------ RECORDS PROVIDED

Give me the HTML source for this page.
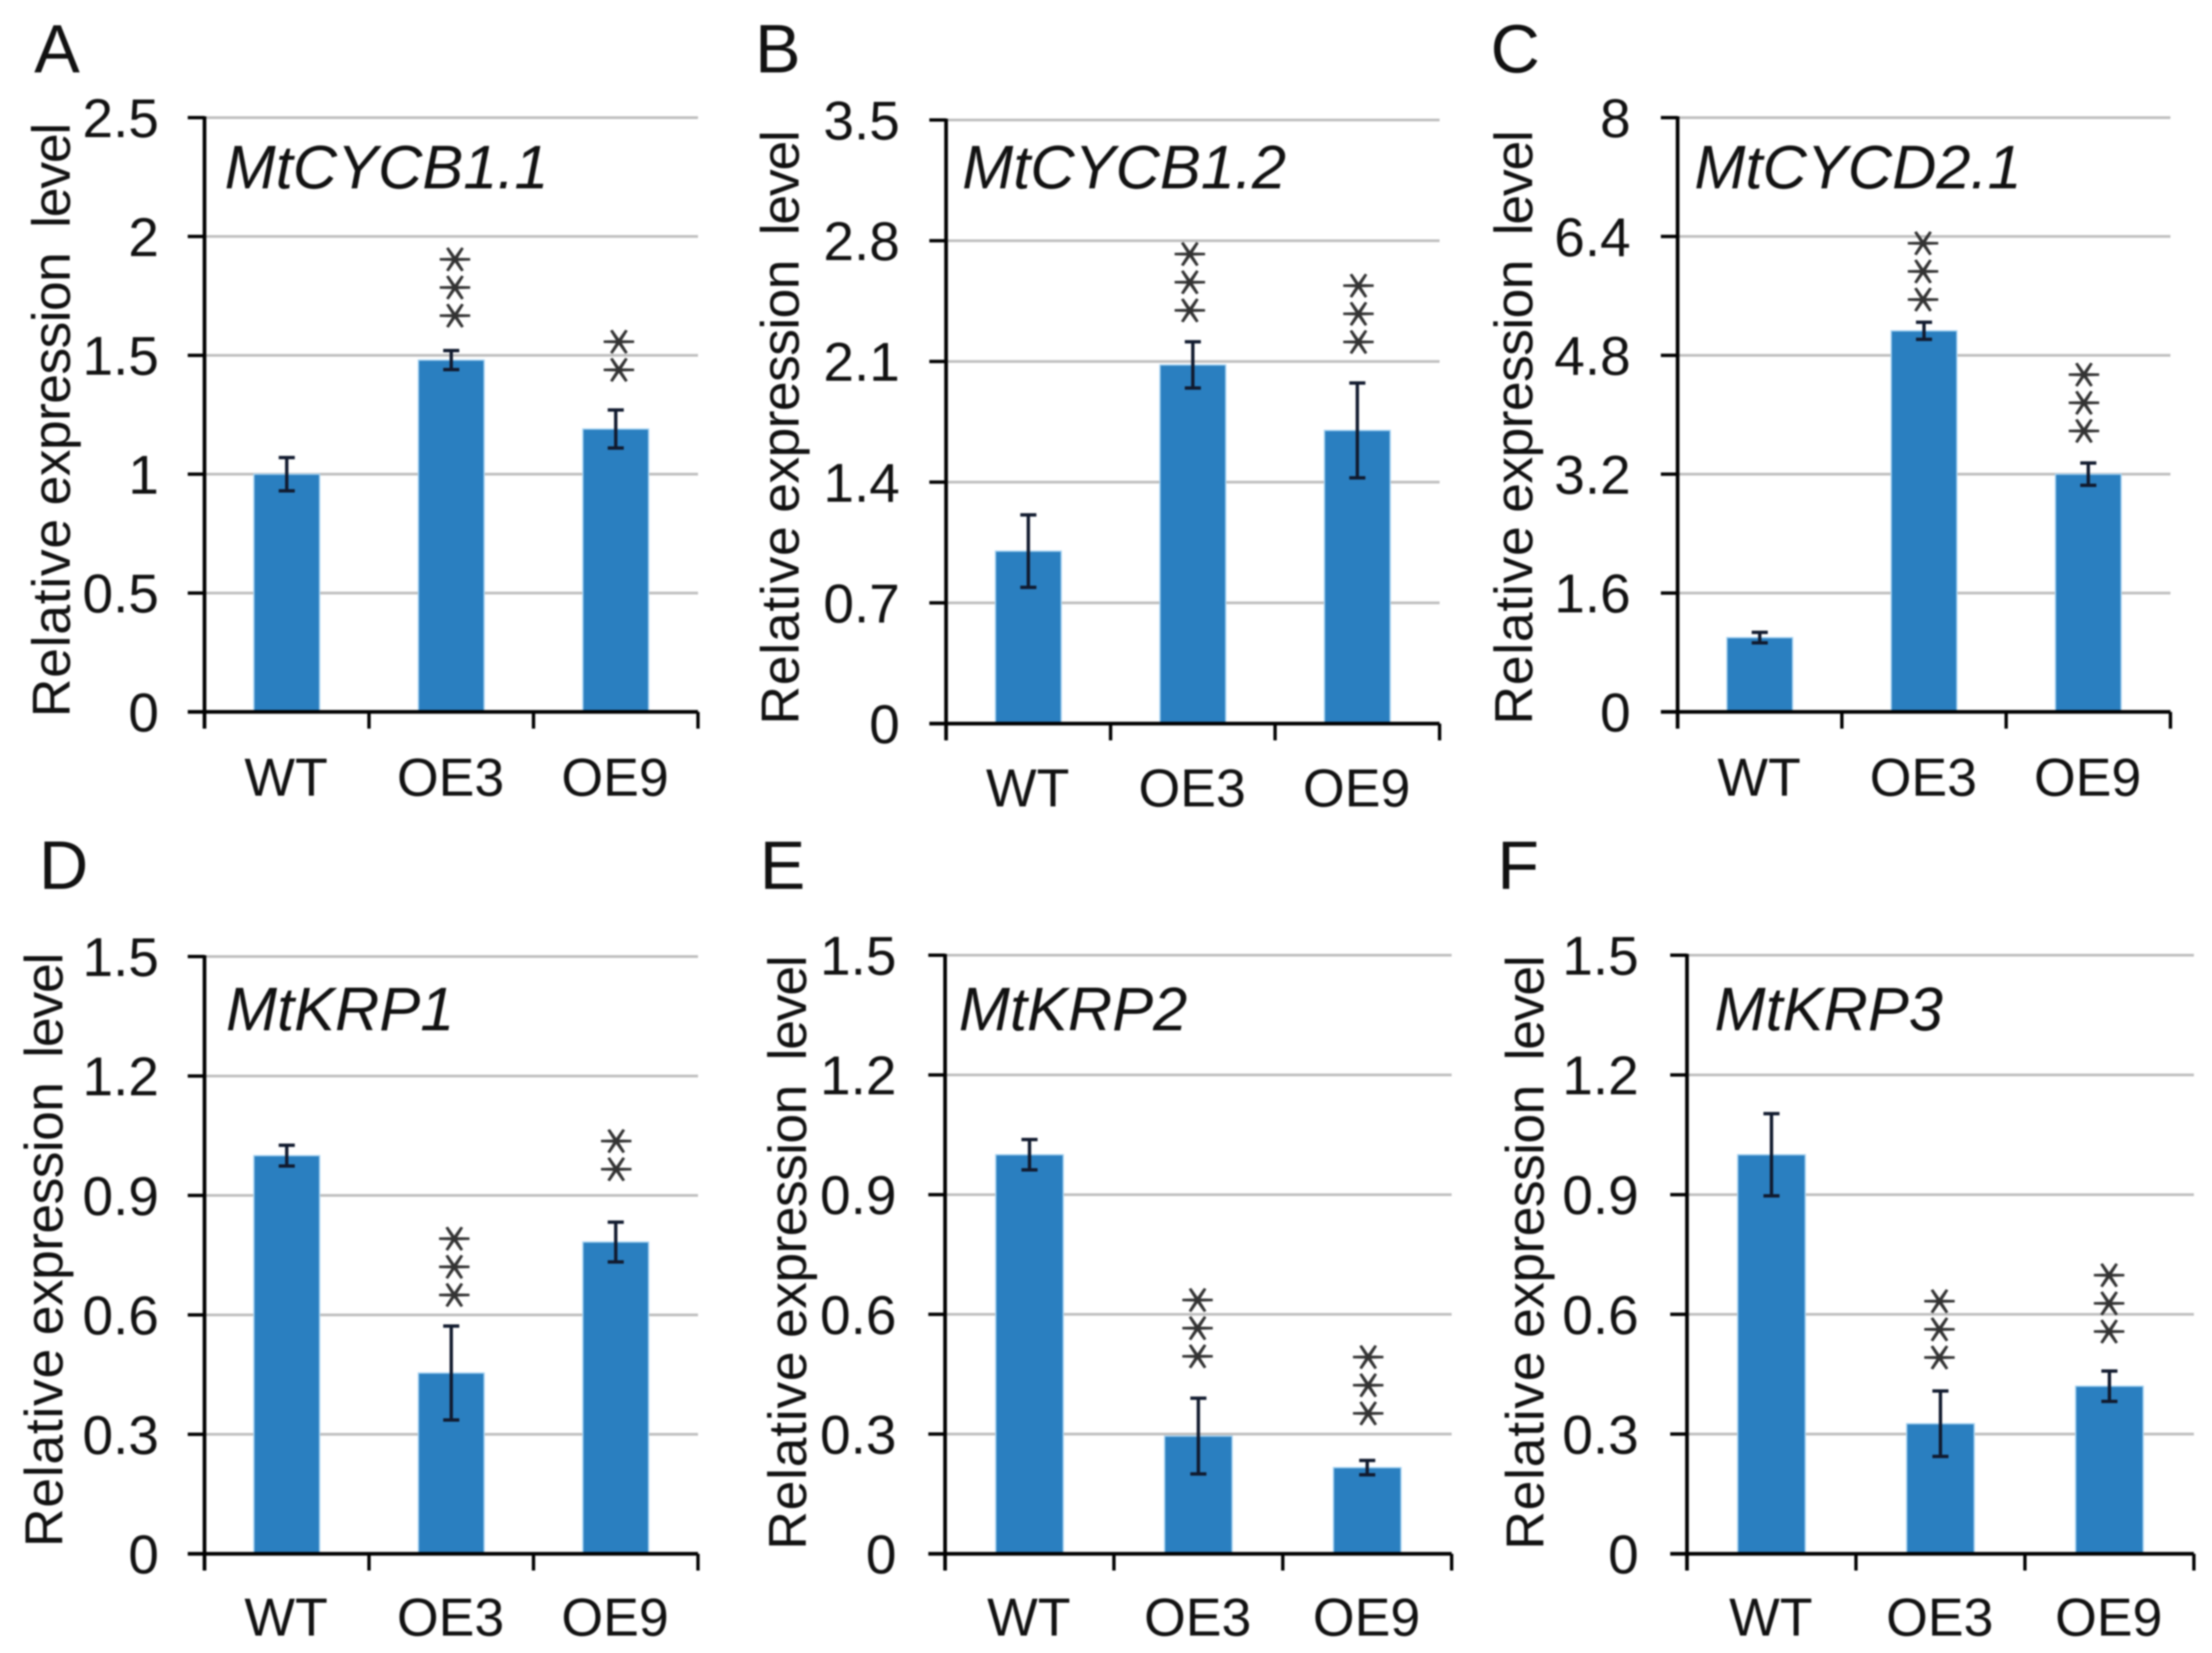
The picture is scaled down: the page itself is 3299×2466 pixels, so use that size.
<!DOCTYPE html>
<html lang="en">
<head>
<meta charset="utf-8">
<title>Relative expression of cell-cycle genes</title>
<style>
html,body{margin:0;padding:0;background:#fff;width:3299px;height:2466px;overflow:hidden}
svg{display:block;filter:blur(1.3px)}
text{font-family:"Liberation Sans","Noto Sans CJK JP",sans-serif;fill:#111}
</style>
</head>
<body>
<svg id="figure" xmlns="http://www.w3.org/2000/svg" width="3299" height="2466" viewBox="0 0 3299 2466"></svg>
<script>
const categories = ["WT", "OE3", "OE9"];

const valuesA = [1.0, 1.48, 1.19];
const errorsA = [0.07, 0.04, 0.08];
const ticksA = [0, 0.5, 1, 1.5, 2, 2.5];
const starCountsA = [0, 3, 2];
const starLevelsA = [0, 1.667, 1.439];

const valuesB = [1.0, 2.08, 1.70];
const errorsB = [0.21, 0.134, 0.275];
const ticksB = [0, 0.7, 1.4, 2.1, 2.8, 3.5];
const starCountsB = [0, 3, 3];
const starLevelsB = [0, 2.396, 2.213];

const valuesC = [1.0, 5.13, 3.2];
const errorsC = [0.07, 0.115, 0.15];
const ticksC = [0, 1.6, 3.2, 4.8, 6.4, 8];
const starCountsC = [0, 3, 3];
const starLevelsC = [0, 5.551, 3.782];

const valuesD = [1.0, 0.454, 0.783];
const errorsD = [0.026, 0.118, 0.05];
const ticksD = [0, 0.3, 0.6, 0.9, 1.2, 1.5];
const starCountsD = [0, 3, 2];
const starLevelsD = [0, 0.65, 0.966];

const valuesE = [1.0, 0.295, 0.216];
const errorsE = [0.038, 0.095, 0.018];
const ticksE = [0, 0.3, 0.6, 0.9, 1.2, 1.5];
const starCountsE = [0, 3, 3];
const starLevelsE = [0, 0.495, 0.352];

const valuesF = [1.0, 0.326, 0.42];
const errorsF = [0.103, 0.082, 0.038];
const ticksF = [0, 0.3, 0.6, 0.9, 1.2, 1.5];
const starCountsF = [0, 3, 3];
const starLevelsF = [0, 0.492, 0.557];

const NS = "http://www.w3.org/2000/svg";
const svg = document.getElementById("figure");

function make(tag, parent, attrs, content) {
  const el = document.createElementNS(NS, tag);
  for (const k in attrs) el.setAttribute(k, attrs[k]);
  if (content !== undefined) el.textContent = content;
  parent.appendChild(el);
  return el;
}

function drawPanel(p) {
  const g = make("g", svg, {});
  
  

  const yMax = p.ticks[p.ticks.length - 1];
  const y = function (v) { return p.zero - (v / yMax) * (p.zero - p.top); };
  const step = (p.right - p.left) / categories.length;
  const xCenter = function (i) { return p.left + (i + 0.5) * step; };
  const barW = step * 0.4;

  const letter = make("text", g, { x: p.letterX, y: p.letterY, "font-size": 102 }, p.letter);
  
  

  p.ticks.forEach(function (t) {
    const grid = make("line", g, { x1: p.left, x2: p.right, y1: y(t), y2: y(t), stroke: "#bdbdbd", "stroke-width": 4 });
    
    
  });

  categories.forEach(function (c, i) {
    const v = p.values[i];
    const bar = make("rect", g, { x: xCenter(i) - barW / 2, y: y(v), width: barW, height: p.zero - y(v), fill: "#2a7fc0", stroke: "#a9d4f2", "stroke-width": 2 });
    
    

    const e = p.errors[i];
    const ex = xCenter(i);
    const err = make("path", g, {
      d: "M" + ex + " " + y(v + e) + "V" + y(v - e) +
         "M" + (ex - 12) + " " + y(v + e) + "H" + (ex + 12) +
         "M" + (ex - 12) + " " + y(v - e) + "H" + (ex + 12),
      stroke: "#111a2e", "stroke-width": 5, fill: "none"
    });
    
    

    for (let s = 0; s < p.starCounts[i]; s++) {
      const sy = y(p.starLevels[i]) - s * 42;
      const sx = xCenter(i) + p.starNudge[i];
      const star = make("text", g, {
        transform: "translate(" + sx + " " + sy + ") rotate(90) scale(1 1.15)",
        x: 0, y: 19, "font-size": 50, "text-anchor": "middle",
        stroke: "#333", "stroke-width": 1.2,
        style: 'font-family:"Noto Sans CJK JP",sans-serif;fill:#333'
      }, "\uFF0A");
      
      
    }

    const cat = make("text", g, { x: xCenter(i) - 1, y: p.catY, "font-size": 80, "text-anchor": "middle" }, c);
    
    
  });

  const yAxis = make("line", g, { x1: p.left, x2: p.left, y1: p.top - 2, y2: p.zero + 25, stroke: "#000", "stroke-width": 5.5 });
  
  

  const xAxis = make("line", g, { x1: p.left - 25, x2: p.right, y1: p.zero, y2: p.zero, stroke: "#000", "stroke-width": 5.5 });
  
  

  p.ticks.forEach(function (t) {
    const tick = make("line", g, { x1: p.left - 25, x2: p.left, y1: y(t), y2: y(t), stroke: "#000", "stroke-width": 5 });
    
    

    const label = make("text", g, { x: p.tickRight, y: y(t) + 29, "font-size": 82, "text-anchor": "end" }, String(t));
    
    
  });

  for (let i = 1; i <= categories.length; i++) {
    const xt = p.left + i * step;
    const tick = make("line", g, { x1: xt, x2: xt, y1: p.zero, y2: p.zero + 25, stroke: "#000", "stroke-width": 5 });
    
    
  }

  const title = make("text", g, { x: p.titleX, y: p.titleY, "font-size": 91.5, "font-style": "italic" }, p.title);
  
  

  const yTitle = make("text", g, {
    transform: "translate(" + p.labelX + " " + p.labelBottom + ") rotate(-90)",
    x: 0, y: 0, "font-size": 80
  });
  
  
  make("tspan", yTitle, { x: 0, "letter-spacing": 1 }, "Relative ");
  make("tspan", yTitle, { x: 316, "letter-spacing": -1 }, "expression ");
  make("tspan", yTitle, { x: 730, "letter-spacing": -1.9 }, "level");
}

drawPanel({ letter: "A", title: "MtCYCB1.1", values: valuesA, errors: errorsA, ticks: ticksA, starCounts: starCountsA, starLevels: starLevelsA,
  left: 305, right: 1041, top: 175.5, zero: 1062, tickRight: 237, catY: 1187, titleX: 335, titleY: 281, letterX: 51, letterY: 108, labelX: 104, labelBottom: 1070, starNudge: [0, 6, 5] });
drawPanel({ letter: "B", title: "MtCYCB1.2", values: valuesB, errors: errorsB, ticks: ticksB, starCounts: starCountsB, starLevels: starLevelsB,
  left: 1411, right: 2147, top: 179, zero: 1079.5, tickRight: 1342, catY: 1203, titleX: 1435, titleY: 281, letterX: 1126, letterY: 108, labelX: 1191, labelBottom: 1081, starNudge: [0, -4, 2] });
drawPanel({ letter: "C", title: "MtCYCD2.1", values: valuesC, errors: errorsC, ticks: ticksC, starCounts: starCountsC, starLevels: starLevelsC,
  left: 2502, right: 3237, top: 175.5, zero: 1062, tickRight: 2432, catY: 1187, titleX: 2527, titleY: 281, letterX: 2223, letterY: 108, labelX: 2285, labelBottom: 1081, starNudge: [0, -1, -6] });
drawPanel({ letter: "D", title: "MtKRP1", values: valuesD, errors: errorsD, ticks: ticksD, starCounts: starCountsD, starLevels: starLevelsD,
  left: 305, right: 1041, top: 1427, zero: 2318, tickRight: 237, catY: 2440, titleX: 337, titleY: 1537, letterX: 58, letterY: 1326, labelX: 93, labelBottom: 2308, starNudge: [0, 5, 1] });
drawPanel({ letter: "E", title: "MtKRP2", values: valuesE, errors: errorsE, ticks: ticksE, starCounts: starCountsE, starLevels: starLevelsE,
  left: 1409.5, right: 2165, top: 1425, zero: 2318, tickRight: 1337, catY: 2440, titleX: 1430, titleY: 1537, letterX: 1133, letterY: 1326, labelX: 1202, labelBottom: 2312, starNudge: [0, -1, 2] });
drawPanel({ letter: "F", title: "MtKRP3", values: valuesF, errors: errorsF, ticks: ticksF, starCounts: starCountsF, starLevels: starLevelsF,
  left: 2516, right: 3272, top: 1425, zero: 2318, tickRight: 2444, catY: 2440, titleX: 2557, titleY: 1537, letterX: 2233, letterY: 1326, labelX: 2302, labelBottom: 2312, starNudge: [0, -1, 0] });
</script>
</body>
</html>
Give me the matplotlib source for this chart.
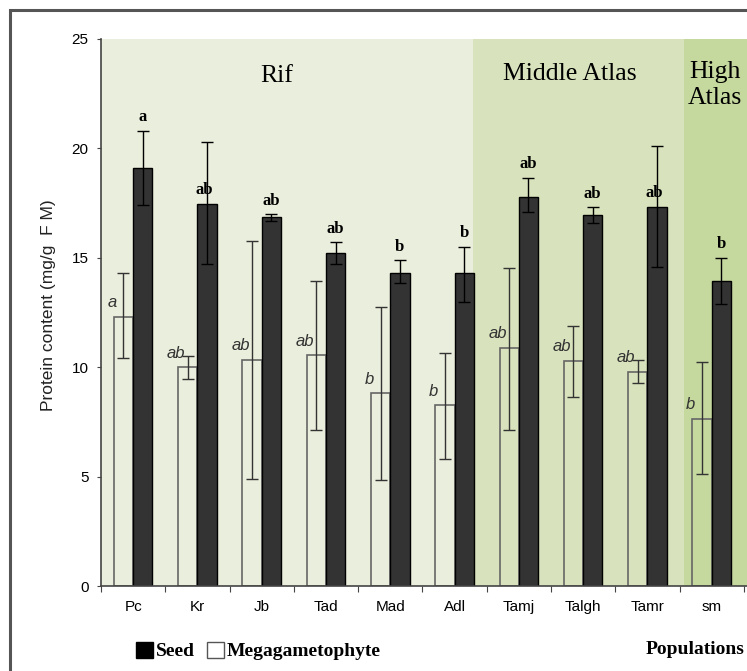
import numpy as np
import matplotlib
matplotlib.use("Agg")
import matplotlib.pyplot as plt
from matplotlib.patches import Patch, Rectangle

# protein content per population (mg/g FM)
populations = ["Pc", "Kr", "Jb", "Tad", "Mad", "Adl", "Tamj", "Talgh", "Tamr", "sm"]

seed_mean = [19.1, 17.45, 16.85, 15.2, 14.3, 14.3, 17.8, 16.95, 17.3, 13.95]
seed_err_hi = [20.8, 20.3, 17.0, 15.7, 14.9, 15.5, 18.65, 17.3, 20.1, 15.0]
seed_err_lo = [17.4, 14.7, 16.7, 14.7, 13.85, 13.0, 17.1, 16.6, 14.6, 12.9]
seed_letters = ["a", "ab", "ab", "ab", "b", "b", "ab", "ab", "ab", "b"]

mega_mean = [12.3, 10.0, 10.35, 10.55, 8.8, 8.25, 10.9, 10.3, 9.8, 7.65]
mega_err_hi = [14.3, 10.5, 15.75, 13.95, 12.75, 10.65, 14.55, 11.9, 10.35, 10.25]
mega_err_lo = [10.4, 9.45, 4.9, 7.15, 4.85, 5.8, 7.15, 8.65, 9.3, 5.1]
mega_letters = ["a", "ab", "ab", "ab", "b", "b", "ab", "ab", "ab", "b"]

# geographic regions shaded behind the bars: (name, start, end)
regions = [("Rif", -0.5, 5.29), ("Middle Atlas", 5.29, 8.57), ("High\nAtlas", 8.57, 9.6)]
region_colors = ["#eaeedc", "#d8e3bd", "#c5d89e"]

serif = ["Liberation Serif", "DejaVu Serif"]
sans = ["Liberation Sans", "DejaVu Sans"]


def main():
    fig = plt.figure(figsize=(7.47, 6.71), dpi=100)
    ax = fig.add_axes([101 / 747, 1 - 586 / 671, 646 / 747, 547 / 671])

    drawRegions(ax)
    drawBars(ax)
    styleAxes(ax)
    drawLegend(fig)

    # grey frame round the chart
    fig.patches.append(Rectangle((10 / 747, -0.05), 1.1, 1.05 - 10 / 671,
                                 transform=fig.transFigure, fill=False,
                                 edgecolor="#555555", lw=2.2))
    fig.savefig("out.png", dpi=100)


def drawRegions(ax):
    for (name, x0, x1), col in zip(regions, region_colors):
        ax.axvspan(x0, x1, color=col, lw=0, zorder=0)
    ax.text(2.24, 23.3, "Rif", family=serif, fontsize=18.5, ha="center", va="center")
    ax.text(6.8, 23.4, "Middle Atlas", family=serif, fontsize=18.5, ha="center", va="center")
    ax.text(9.05, 22.9, "High\nAtlas", family=serif, fontsize=18.5, ha="center", va="center",
            linespacing=1.2)


def drawBars(ax):
    x = np.arange(len(populations))
    w = 0.3
    mega = np.array(mega_mean)
    seed = np.array(seed_mean)

    ax.bar(x - w / 2, mega, w, facecolor="none", edgecolor="#666666", lw=1.2, zorder=2)
    ax.errorbar(x - w / 2, mega,
                yerr=[mega - np.array(mega_err_lo), np.array(mega_err_hi) - mega],
                fmt="none", ecolor="#333333", elinewidth=1, capsize=4, capthick=1, zorder=3)

    ax.bar(x + w / 2, seed, w, facecolor="#333333", edgecolor="black", lw=1, zorder=2)
    ax.errorbar(x + w / 2, seed,
                yerr=[seed - np.array(seed_err_lo), np.array(seed_err_hi) - seed],
                fmt="none", ecolor="black", elinewidth=1, capsize=4, capthick=1, zorder=3)

    for i in range(len(populations)):
        # Kr and Tamr letters sit beside the long error bar instead of on top of it
        if populations[i] in ("Kr", "Tamr"):
            ax.text(x[i] + 0.1, seed[i] + 0.3, seed_letters[i], family=serif, weight="bold",
                    fontsize=12, ha="center", va="bottom", zorder=4)
        else:
            ax.text(x[i] + w / 2, seed_err_hi[i] + 0.25, seed_letters[i], family=serif,
                    weight="bold", fontsize=12, ha="center", va="bottom", zorder=4)
        ax.text(x[i] - w - 0.03, mega[i] + 0.3, mega_letters[i], family=sans,
                style="italic", fontsize=12, color="#333333", ha="center", va="bottom",
                zorder=4)


def styleAxes(ax):
    ax.set_xlim(-0.5, 9.55)
    ax.set_ylim(0, 25)
    ax.set_yticks([0, 5, 10, 15, 20, 25])
    ax.set_yticklabels(["0", "5", "10", "15", "20", "25"], family=sans, fontsize=11)
    ax.set_xticks(np.arange(-0.5, 10, 1.0))
    ax.set_xticklabels([])
    ax.set_xticks(np.arange(len(populations)), minor=True)
    ax.set_xticklabels(populations, minor=True, family=sans, fontsize=11)
    ax.tick_params(axis="x", which="major", length=4, direction="out", color="#444444")
    ax.tick_params(axis="x", which="minor", length=0, pad=10)
    ax.tick_params(axis="y", length=3, direction="out", color="#444444", pad=6)
    for side in ("top", "right"):
        ax.spines[side].set_visible(False)
    for side in ("left", "bottom"):
        ax.spines[side].set_color("#444444")
        ax.spines[side].set_linewidth(1.2)
    ax.set_ylabel("Protein content (mg/g  F M)", family=sans, fontsize=12.5, color="#222222")
    ax.yaxis.set_label_coords(-0.07, 0.513)


def drawLegend(fig):
    handles = [Patch(facecolor="black", edgecolor="black"),
               Patch(facecolor="white", edgecolor="#555555")]
    fig.legend(handles, ["Seed", "Megagametophyte"], loc="center left",
               bbox_to_anchor=(118 / 747, 1 - 651 / 671), ncol=2, frameon=False,
               handlelength=0.9, handleheight=0.9, handletextpad=0.15, columnspacing=0.6,
               prop={"family": serif, "weight": "bold", "size": 14})
    fig.text(745 / 747, 1 - 650 / 671, "Populations", family=serif, weight="bold",
             fontsize=14, ha="right", va="center")


if __name__ == "__main__":
    main()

------------

SHORT EXERCISE: Give again, word for word, every line from the top of the data through the line with "const starLevelsA = [0, 1.667, 1.439];", both ends included, and exclude the pictures.

FINAL RESULT:
Give me the HTML source for this page.
The picture is scaled down: the page itself is 3299×2466 pixels, so use that size.
<!DOCTYPE html>
<html lang="en">
<head>
<meta charset="utf-8">
<title>Relative expression of cell-cycle genes</title>
<style>
html,body{margin:0;padding:0;background:#fff;width:3299px;height:2466px;overflow:hidden}
svg{display:block;filter:blur(1.3px)}
text{font-family:"Liberation Sans","Noto Sans CJK JP",sans-serif;fill:#111}
</style>
</head>
<body>
<svg id="figure" xmlns="http://www.w3.org/2000/svg" width="3299" height="2466" viewBox="0 0 3299 2466"></svg>
<script>
const categories = ["WT", "OE3", "OE9"];

const valuesA = [1.0, 1.48, 1.19];
const errorsA = [0.07, 0.04, 0.08];
const ticksA = [0, 0.5, 1, 1.5, 2, 2.5];
const starCountsA = [0, 3, 2];
const starLevelsA = [0, 1.667, 1.439];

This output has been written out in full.